When I open these jars this winter we will feast on delicious homemade soup better than anything that comes out of a grocery store can. A pat of butter, a dollop of sour cream and a few croutons makes this soup a hearty meal served along side a grilled cheese sandwich. If I wanted cream of tomato soup I only have to add a good splash of heavy cream while it warms on the stove.

Making anything while canning means we will be eating that during one of our daily meals. Even as hot as it was we enjoyed steaming bowls of soup with the air conditioner blasting on us while crunching on crispy grilled cheese sandwiches.

Ingredient List
35 – 40 lbs of tomatoes
4 cups of onions
2 cups of celery
2 tablespoons finely minced garlic
salt and pepper
canning jars with lids and rings
pressure canner

Canning Mushrooms

Mushrooms are one thing everyone in my house loves. Grilled, sauteed in butter, in spaghetti sauce, on pizza, gravy, beef stew – just to name a few ways we love them. When I find them on sale I buy way more than I need then I can them. I was at Costco recently and the crimini mushrooms (baby portobello) were a great price at $3.29 for a two pound basket. I picked up four baskets and hurried home to delight over my bounty.

I use a damp cloth and give them a quick wipe to remove any of the sterile growing medium that might be sticking to them. Then I slice the large ones the same I would for any recipe.

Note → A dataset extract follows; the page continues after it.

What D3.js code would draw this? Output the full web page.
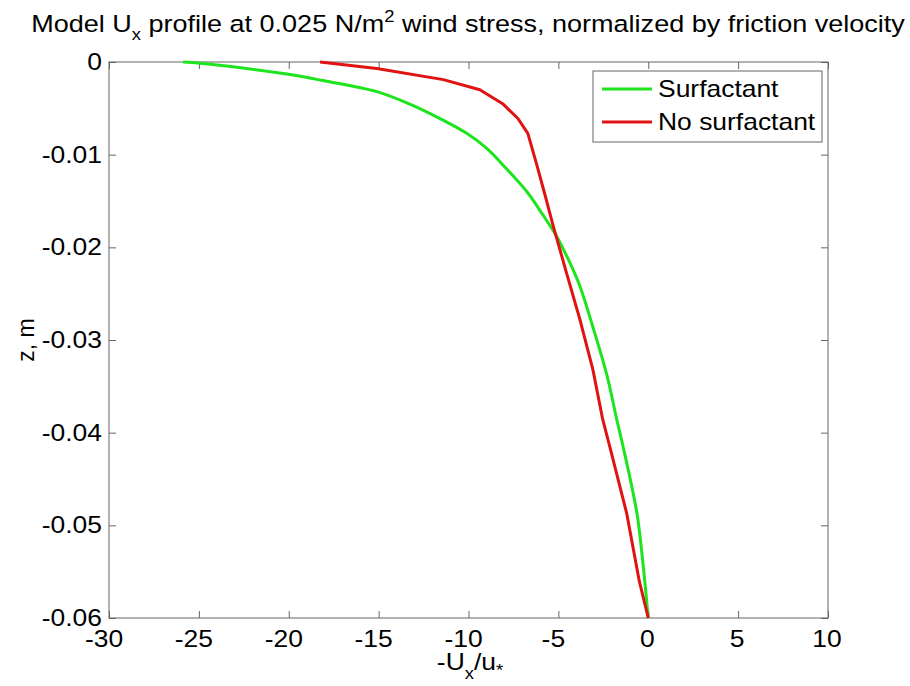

Bring a large pot of water to a rolling boil, add the mushrooms a few cups at a time and bring back to the boil cooking for five minutes.

Using a slotted spoon I fill my jars with mushrooms – without the liquid from the pot. I also add a 1/4 tsp of salt to each jar.

When my jars are full I then add fresh boiling water to leave a 1-inch headspace. Apply lids and rings and process in a pressure canner for 45 minutes for pints and half pints.

Remove from the canner and allow to cool. After 24 hours remove the rings, wash the jars in hot soapy water, and label with the date. Store in a cool dark place for longer storage life.

You can find this and many other recipes on the National Center for Home Food Preservation website.